We all use significance testing – the method to show differences in results aren’t caused by chance. It’s a hallmark of quantitative research and gives research users confidence. This is despite significance testing being irrelevant – ironically insignificant – to modern marketing and market research.

Yes, that’s right. The green circles and red squares used by researchers in communication and concept tests are irrelevant. Significance testing is outdated and has origins irrelevant to modern day businesses. Furthermore, the modern marketing landscape promotes innovation, boldness, risk and embraces failure. Significance testing seeks to avoid all of these while feeding our metric obsession.

outdated and irrelevant origins
Ronald Fisher is credited as being the founding father of significance testing. Fisher’s breakthrough work took place in 1925. Should we be using a 94 year-old process to make modern marketing decisions? Fisher notably also comes from a medical background. The medical profession is cited by Matthew Syed’s book ‘Black Box Thinking’ as being the least embracing of the fail-and-learn culture currently embraced by tech companies. Whose thinking would research rather be aligned with – Google Ventures in 2019 or the Rothamsted Experimental Station (where Fisher founded significance testing) in 1925?

opposes modern business culture
The rise of fast moving, fail-and-learn tech companies is threatening corporate giants. To defend against this, corporates such as Coca-Cola and GlaxoSmithKline now promote a ‘fail fast’ culture themselves. Within this, there’s simply not the time to have product development halted due to results which aren’t significantly higher than competitors. The culture of red squares and post-debrief procrastination are now replaced with a fail-fast-learn-revise-relaunch approach. Risk-averse research recommendations based on significance testing don’t fit into this culture. As Boots marketing director Helen Normoyle recently said: “The art of great marketing and great insights and research is a combination of really deep customer insights and data with instinct and intuition.” This way of thinking means we need to look beyond boxes and circles when informing marketing decisions.

Supportive of this, Jake Knapp of Google Ventures claims that ROI on research drops after n=5. This is a sample size where significance testing isn’t possible. Although Ronald Fisher would disapprove, this approach to testing has helped Google Ventures become a $2.4bn business.

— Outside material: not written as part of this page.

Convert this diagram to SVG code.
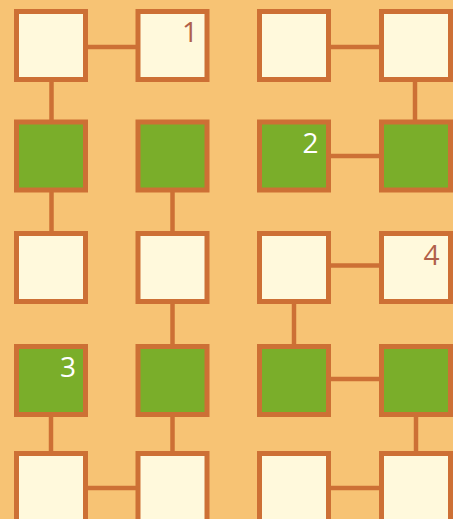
<svg xmlns="http://www.w3.org/2000/svg" width="453" height="519" viewBox="0 0 453 519">
<style>
.c{stroke:#CD7035;stroke-width:4.5;fill:none}
.n{stroke:#CD7035;stroke-width:5}
.w{fill:#FFF9DC}
.g{fill:#7AAE2A}
.t{font-family:"Open Sans","Liberation Sans",sans-serif;font-size:28px;text-anchor:middle}
.tb{fill:#B0604A}
.tw{fill:#FFFFFF}
</style>
<rect width="453" height="519" fill="#F7C374"/>
<g id="connectors">
<line class="c" x1="51" y1="47" x2="172" y2="47"/>
<line class="c" x1="294" y1="47" x2="415" y2="47"/>
<line class="c" x1="51.5" y1="47" x2="51.5" y2="156"/>
<line class="c" x1="415" y1="47" x2="415" y2="156"/>
<line class="c" x1="294" y1="156" x2="415" y2="156"/>
<line class="c" x1="51.5" y1="156" x2="51.5" y2="267"/>
<line class="c" x1="172.5" y1="156" x2="172.5" y2="267"/>
<line class="c" x1="294" y1="265.5" x2="415" y2="265.5"/>
<line class="c" x1="172.5" y1="267" x2="172.5" y2="380"/>
<line class="c" x1="294" y1="267" x2="294" y2="380"/>
<line class="c" x1="294" y1="379" x2="415" y2="379"/>
<line class="c" x1="51" y1="380" x2="51" y2="488"/>
<line class="c" x1="172.5" y1="380" x2="172.5" y2="488"/>
<line class="c" x1="416" y1="380" x2="416" y2="488"/>
<line class="c" x1="51" y1="488" x2="172" y2="488"/>
<line class="c" x1="294" y1="488" x2="415" y2="488"/>
</g>
<g id="n11"><rect class="n w" x="16.5" y="11.5" width="69" height="68"/></g>
<g id="n12"><rect class="n w" x="138" y="11.5" width="69" height="68"/><text class="t tb" x="190" y="42">1</text></g>
<g id="n13"><rect class="n w" x="259.5" y="11.5" width="69" height="68"/></g>
<g id="n14"><rect class="n w" x="381.5" y="11.5" width="69" height="68"/></g>
<g id="n21"><rect class="n g" x="16.5" y="122" width="69" height="68"/></g>
<g id="n22"><rect class="n g" x="138" y="122" width="69" height="68"/></g>
<g id="n23"><rect class="n g" x="259.5" y="122" width="69" height="68"/><text class="t tw" x="310.5" y="153">2</text></g>
<g id="n24"><rect class="n g" x="381.5" y="122" width="69" height="68"/></g>
<g id="n31"><rect class="n w" x="16.5" y="233.5" width="69" height="68"/></g>
<g id="n32"><rect class="n w" x="138" y="233.5" width="69" height="68"/></g>
<g id="n33"><rect class="n w" x="259.5" y="233.5" width="69" height="68"/></g>
<g id="n34"><rect class="n w" x="381.5" y="233.5" width="69" height="68"/><text class="t tb" x="431.5" y="264.5">4</text></g>
<g id="n41"><rect class="n g" x="16.5" y="346.5" width="69" height="68"/><text class="t tw" x="68" y="376.5">3</text></g>
<g id="n42"><rect class="n g" x="138" y="346.5" width="69" height="68"/></g>
<g id="n43"><rect class="n g" x="259.5" y="346.5" width="69" height="68"/></g>
<g id="n44"><rect class="n g" x="381.5" y="346.5" width="69" height="68"/></g>
<g id="n51"><rect class="n w" x="16.5" y="453.5" width="69" height="68"/></g>
<g id="n52"><rect class="n w" x="138" y="453.5" width="69" height="68"/></g>
<g id="n53"><rect class="n w" x="259.5" y="453.5" width="69" height="68"/></g>
<g id="n54"><rect class="n w" x="381.5" y="453.5" width="69" height="68"/></g>
</svg>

builder of false confidence…
Significance testing is designed to give confidence in research results, such as reassuring creatives that their new advert will outperform the existing one. This is dangerous as we all suffer from overconfidence bias. Do we need a dated approach to increase this false confidence? Placed in the context of living in a society prone to black swan events (events which come as a surprise and are inappropriately rationalised with hindsight), falsely installing further confidence about marketing success is dangerous.

…or killing confidence altogether
When significance testing isn’t giving false confidence, it’s killing it. John Hegarty claimed that data means advertising is no longer engaging with people’s imagination. To stand out in a cluttered world, advertising needs to be bold and distinctive to the point of making its commissioning marketers uncomfortable. Significance testing and its use of red – the indicator of danger – dissuades bold, imaginative creative work through fear of it failing – a fear that is built based on research methodology, not the dynamics of modern advertising.

fuelling an (irrelevant) metric obsession
Digitisation has caused marketing to become obsessed with metrics. Dwell time, likes, shares, CTRs, ‘engagement’ and traffic, to name a few. This has kept the term ‘significant difference’ embedded within metric-obsessive marketers’ lexicon. However, there’s only one measure that really matters to marketers – profit.

Does a positive significant difference mean increased profits? No.

Does a negative significant difference mean decreased profits? No.

Therefore, does significant difference as a measure matter? Arguably not.

None of the above should come as surprise. Why? Because innovation is the cornerstone of our industry. It’s the criteria for industry awards and the focus of industry reports. And at the heart of innovation sits risk and failure – the opposite of what significance testing promotes.

Researchers’ continued use of such a traditional method also hinders how we build the ‘market research brand’. Being a more creative and commercially savvy industry is only a good thing. Restricting ourselves to risk-averse recommendations and overly-focusing on the supposedly ‘significant’ differences between vanity metrics hinders this. So let’s think more outside the (red) box, and move significance testing from industry hallmark to industry history.